Sunday, August 12, 2007
A Partition for Kosovo?
"But for an influential group of neoconservatives and liberal interventionists inside and outside the Bush administration, compromise is unacceptable."
Well, the growing sense in Europe that some creative thinking would be needed to get things moving seems to have resulted in the remarkable openness shown by the EU envoy, former German ambassador to the U.S. Wolfgang Ischinger, to partition.
"It is the principle of the troika to be prepared to endorse any agreement which both parties manage to achieve. That includes all options ... We are urging both sides to think outside the box."

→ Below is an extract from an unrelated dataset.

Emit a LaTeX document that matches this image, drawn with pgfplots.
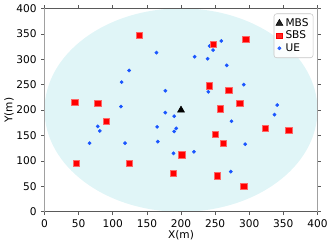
\documentclass[border=0pt]{standalone}
\usepackage{fontspec}
\setmainfont{DejaVu Sans}
\usepackage{pgfplots}
\pgfplotsset{compat=1.18}
\definecolor{ellfill}{RGB}{224,245,247}
\definecolor{ueblue}{RGB}{25,85,255}
\definecolor{spinedark}{RGB}{90,90,90}
\definecolor{spinelight}{RGB}{160,160,160}
\begin{document}
\begin{tikzpicture}
\begin{axis}[
  width=206pt, height=153.5pt, scale only axis,
  xmin=0, xmax=400, ymin=0, ymax=400,
  xtick={0,50,...,400}, ytick={0,50,...,400},
  tick align=outside, major tick length=2.5pt,
  tick style={spinedark, line width=0.5pt},
  axis line style={draw=none},
  font=\fontsize{8}{9.5}\selectfont,
  /pgf/number format/assume math mode=true,
  xlabel={X(m)}, ylabel={Y(m)},
  xlabel style={yshift=5pt},
  ylabel style={yshift=-5pt},
  clip=false,
  legend style={at={(0.985,0.975)}, anchor=north east, draw=spinelight!60, rounded corners=2pt,
    fill=white, fill opacity=0.85, text opacity=1, font=\fontsize{8}{9}\selectfont,
    inner sep=1.5pt, row sep=-2pt},
  legend cell align=left,
]
\fill[ellfill] (axis cs:200,200) ellipse [x radius=200, y radius=200];
\addlegendimage{only marks, mark=triangle*, mark size=3pt, black}
\addlegendentry{MBS}
\addlegendimage{only marks, mark=square*, mark size=2.2pt, red}
\addlegendentry{SBS}
\addlegendimage{only marks, mark=*, mark size=1.2pt, ueblue}
\addlegendentry{UE}
\addplot[only marks, mark=*, mark size=1.2pt, ueblue, forget plot] coordinates {
(164,313) (124,278) (113,255) (177,238) (112,207) (177,195) (259,336) (242,326)
(247,318) (220,305) (239,301) (267,288) (240,236) (292,250) (341,210) (337,191)
(190,188) (274,178) (78,168) (81,159) (66,135) (118,135) (165,167) (166,138)
(193,164) (190,158) (294,133) (189,115) (219,118) (273,79)
};
\addplot[only marks, mark=square*, mark size=2.4pt, red, mark options={draw=red!60!white, line width=0.3pt}, forget plot] coordinates {
(139,347) (44,216) (78,213) (247,330) (295,340) (241,248) (270,239) (286,213)
(257,203) (90,178) (46,96) (124,95) (250,152) (323,165) (358,160) (262,135)
(201,112) (189,76) (253,71) (292,50)
};
\addplot[only marks, mark=triangle*, mark size=3pt, black, forget plot] coordinates {(200,200)};
\draw[spinelight, line width=1.2pt] (rel axis cs:0,0) -- (rel axis cs:0,1);
\draw[spinelight, line width=1.2pt] (rel axis cs:1,0) -- (rel axis cs:1,1);
\draw[spinedark, line width=0.8pt] (rel axis cs:0,0) -- (rel axis cs:1,0);
\draw[spinedark, line width=0.8pt] (rel axis cs:0,1) -- (rel axis cs:1,1);
\end{axis}
\end{tikzpicture}
\end{document}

So many Americans who are proponents for trans-Atlantic action when the other side of the Atlantic gives Washington a blank check may not like these developments--but anyone who was with us at the meeting with Greek Ambassador Mallias a few months back heard him loud and clear: the EU was going to put its energies behind finding a workable solution that could clear the way for Kosovo's Albanians to get independence but also in a way that could provide for a new UN resolution.
Partition is not a magic solution--but it was an option that should never have been unilaterally removed off the table (since, as so many U.S. 2008 presidential candidates like to remind us, "no option is off the table" when considering how to deal with Iran's nuclear program). Now it may be restored as one possibility to the diplomatic toolbox.
This whole thing is madness; there are good reasons why N.J. is not an independent state and neither is Tyrol.